Liquidity & Exit Strategy
Singapore’s real estate market is highly liquid, with strong buyer demand, well-documented transaction data, and efficient resale processes. Institutional investors and HNWIs frequently transact in core districts.
Dubai’s liquidity is improving rapidly, especially in freehold zones with high international interest. While historically more cyclical, the rise of secondary market platforms, digital title deeds, and off-plan resale options are making exits easier for investors.
Two Cities: Precision vs. Possibility
There is no one-size-fits-all answer when choosing between real estate in Dubai and Singapore. Both cities offer world-class infrastructure, global accessibility, and distinct investment advantages—but they serve different priorities.
Singapore delivers unmatched stability, transparency, and currency strength. It appeals to investors who value legal certainty, long-term capital preservation, and consistent—if modest—returns within a meticulously managed ecosystem.

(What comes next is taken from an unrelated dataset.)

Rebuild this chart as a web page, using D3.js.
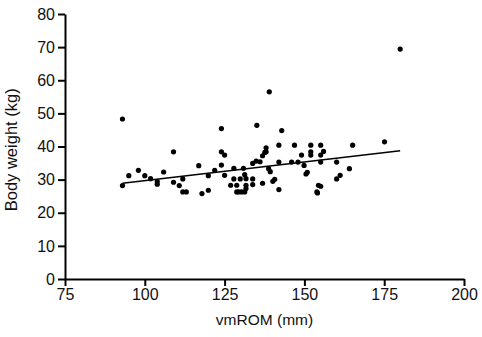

Dubai, on the other hand, offers more than stability—it offers momentum. With consistently higher rental yields, strong capital appreciation potential, and a tax-free environment—free from income, capital gains, and property taxes—it is fast becoming the benchmark for future-focused investors. Lower acquisition costs, seamless global connectivity, and a visionary regulatory landscape that encourages innovation and investor confidence are only strengthening its global appeal.
For those seeking not just preservation of wealth but meaningful growth, Dubai stands out as the more agile and opportunistic market. In a world increasingly shaped by innovation, mobility, and cross-border capital flows, it is positioning itself as the investment capital of possibility.
Ultimately, for globally minded investors, the most balanced path forward may lie in a hybrid strategy—investing in Dubai for income and upward momentum, and in Singapore for risk-adjusted stability and long-term security.